LE Revises Supply Side Forecast Downward for '06 and '07

Identifies Trend Setting Markets

. October 14, 2008

PORTSMOUTH, NH, October 23, 2006. Lodging Econometrics (LE), the Industry Authority for Hotel Real Estate, in its third quarter report to the Lodging Industry reduced its Supply Side Forecast for New Hotel Openings in 2007 to 1,087 projects having 115,956 rooms, a decrease of 3,470 rooms over its most recent estimate, said Patrick Ford President. LE also reduced its final estimate for '06 to 775 projects having 80,951, a decrease of 4,796 rooms.

"The forecast reductions are a result of ongoing discussions with developers where they reported continued problems completing projects on budget and on time," said Ford. Although cost pressures on some building materials are abating and more construction crews are available there is still considerable redesign and reengineering required to make projects fit within original budgetary estimates."
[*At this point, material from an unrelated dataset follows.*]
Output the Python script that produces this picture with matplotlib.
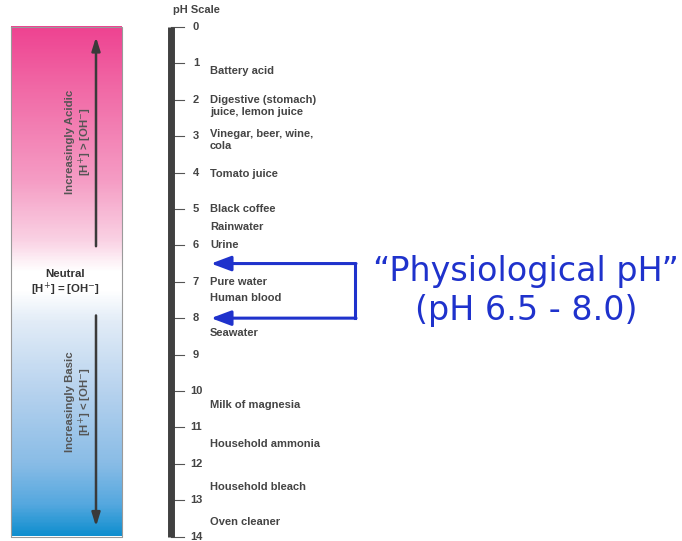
import numpy as np
import matplotlib
matplotlib.use("Agg")
import matplotlib.pyplot as plt
from matplotlib.colors import LinearSegmentedColormap

# ---- data ----
ph_ticks = list(range(0, 15))
substances = ["Battery acid", "Digestive (stomach)\njuice, lemon juice",
              "Vinegar, beer, wine,\ncola", "Tomato juice", "Black coffee",
              "Rainwater", "Urine", "Pure water", "Human blood", "Seawater",
              "Milk of magnesia", "Household ammonia", "Household bleach",
              "Oven cleaner"]
substance_ph = [1.2, 2.18, 3.1, 4.05, 5.0, 5.5, 6.0, 7.0, 7.45, 8.4,
                10.4, 11.45, 12.65, 13.6]
physio_range = [6.5, 8.0]

# ---- figure ----
W, H = 682, 541
fig = plt.figure(figsize=(W / 100, H / 100), dpi=100)
ax = fig.add_axes([0, 0, 1, 1])
px_top, px_bot = 27.0, 536.5  # pixel rows of pH 0 and pH 14
k = 14.0 / (px_bot - px_top)
ax.set_xlim(0, W)
ax.set_ylim(14 + (H - px_bot) * k, -px_top * k)
ax.axis("off")

font = "Liberation Sans"
gray = "#444444"

# gradient bar
cmap = LinearSegmentedColormap.from_list("ph", [
    (0.0, "#ee4391"), (0.12, "#f169a6"), (0.30, "#f59cc4"),
    (0.42, "#fad2e4"), (0.48, "#ffffff"), (0.52, "#ffffff"),
    (0.58, "#e2ecf7"), (0.72, "#b6d2ee"), (0.86, "#89bce6"),
    (0.94, "#55a8df"), (1.0, "#118fcf")])
grad = np.linspace(0, 1, 400).reshape(-1, 1)
ax.imshow(grad, cmap=cmap, aspect="auto", extent=[11, 122, 14.0, 0.0],
          interpolation="bilinear", zorder=1)
ax.plot([11, 122, 122, 11, 11], [0, 0, 14, 14, 0], color="#9a9a9a", lw=0.8, zorder=2)

# acidic / basic arrows
ax.annotate("", xy=(96, 0.2), xytext=(96, 6.1),
            arrowprops=dict(arrowstyle="-|>,head_length=0.8,head_width=0.25",
                            color="#3a3a3a", lw=1.8), zorder=3)
ax.annotate("", xy=(96, 13.8), xytext=(96, 7.85),
            arrowprops=dict(arrowstyle="-|>,head_length=0.8,head_width=0.25",
                            color="#3a3a3a", lw=1.8), zorder=3)
fs_side = 8.2
ax.text(70, 3.15, "Increasingly Acidic", rotation=90, ha="center", va="center",
        fontsize=fs_side, fontweight="bold", color="#555555", family=font)
ax.text(85, 3.15, "[H$^{+}$] > [OH$^{-}$]", rotation=90, ha="center", va="center",
        fontsize=fs_side, fontweight="bold", color="#555555", family=font)
ax.text(70, 10.3, "Increasingly Basic", rotation=90, ha="center", va="center",
        fontsize=fs_side, fontweight="bold", color="#555555", family=font)
ax.text(85, 10.3, "[H$^{+}$] < [OH$^{-}$]", rotation=90, ha="center", va="center",
        fontsize=fs_side, fontweight="bold", color="#555555", family=font)
ax.text(65, 6.8, "Neutral", ha="center", va="center",
        fontsize=fs_side, fontweight="bold", color="#333333", family=font)
ax.text(65, 7.22, "[H$^{+}$] = [OH$^{-}$]", ha="center", va="center",
        fontsize=fs_side, fontweight="bold", color="#333333", family=font)

# pH scale bar
ax.plot([171, 171], [0, 14], color="#404040", lw=5, solid_capstyle="butt", zorder=3)
for t in ph_ticks:
    ax.plot([171, 184], [t, t], color="#555555", lw=0.8, zorder=2)
    ax.text(196, t, str(t), ha="center", va="center", fontsize=8,
            fontweight="bold", color=gray, family=font)
ax.text(173, -0.47, "pH Scale", ha="left", va="center", fontsize=8,
        fontweight="bold", color="#444444", family=font)

for name, p in zip(substances, substance_ph):
    ax.text(210, p, name, ha="left", va="center", fontsize=8,
            fontweight="bold", color=gray, family=font, linespacing=1.25)

# physiological bracket
blue = "#1f32cc"
x_right = 355
ax.plot([x_right, x_right], physio_range, color=blue, lw=2.2, zorder=4)
for p in physio_range:
    ax.annotate("", xy=(211, p), xytext=(x_right + 1, p),
                arrowprops=dict(arrowstyle="-|>,head_length=1.2,head_width=0.45",
                                color=blue, lw=2.2, shrinkA=0, shrinkB=0), zorder=4)
ax.text(526, 6.72, "\u201cPhysiological pH\u201d", ha="center", va="center",
        fontsize=24, color=blue, family="DejaVu Sans")
ax.text(526, 7.78, "(pH 6.5 - 8.0)", ha="center", va="center",
        fontsize=24, color=blue, family="DejaVu Sans")

fig.savefig("out.png", dpi=100)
These delays in New Supply coming on-line create a "silver lining" for the industry, and mean that 2007 should be another strong record breaking revenue and profit year. It furthers means that it will not be until '08 before growing pipeline totals have any meaningful impact on industry wide operating results, albeit from very high levels. As is typical late in a development cycle, '08 will see a larger flow of luxury, upper upscale and casino projects come on line - mostly in CBD locations, the suburbs of larger cities, and in resort destinations.

New Project Announcements into the Pipeline rose to 521 projects/70,466 rooms in 3Q; a quarter over quarter (QoQ) increase of 147 projects. After accounting for cancellations and postponements and 188 New Openings in 3Q, the Total Pipeline grew to a cyclical high of 3,570 projects with 489,380 rooms. That's a near doubling off the low established in 4Q03.

Ford said, "Many developers commented on an improved outlook for development. They were encouraged by the Fed holding steady on interest rates and with the recent declines in the price of oil, both of which serve to offset some concerns about a retreat in consumer spending brought about by sharp declines in the residential housing market.

These are positive signals for developers and suggest that Development Pipeline growth may extend further into the decade even as they remain cognizant that projects announced today won't open until late in the operating cycle.

The industry-wide rate of growth for both ADR and RevPar will peak in '06 and then begin to moderately taper. However, the rate of demand growth has already peaked in '04.

Year to date (YTD) operating results through August show that seven significant markets are nearing historical occupancy highs. Many first lead the recovery, are now beginning to experience modest declines in demand growth and will rely most on ADR increases for improved financial results in the future. Yet, they will have stronger than average pipelines to absorb through the end of the decade.

Accordingly, LE has identified these bellwether markets to monitor: Las Vegas, Miami, New York, Orlando, Philadelphia, Tampa and Washington.

Some are resort destinations, but they all rely on leisure travel and are, therefore, dependent on the discretionary spending of consumers. If not already experiencing some fall off in leisure demand, they are likely to in the future and will necessarily begin to make pricing adjustments.

They are bellwether markets to monitor because changes in leisure demand and/or difficulty absorbing new supply will pinpoint the peak of the industry wide operating cycle, and signal the shift towards a soft landing for operations.

Lodging Econometrics (LE) of Portsmouth, NH is the industry authority for hotel real estate.+ LE's Development Pipeline databases contain individual project records for Hotel, Condo Hotel and Timeshare development worldwide.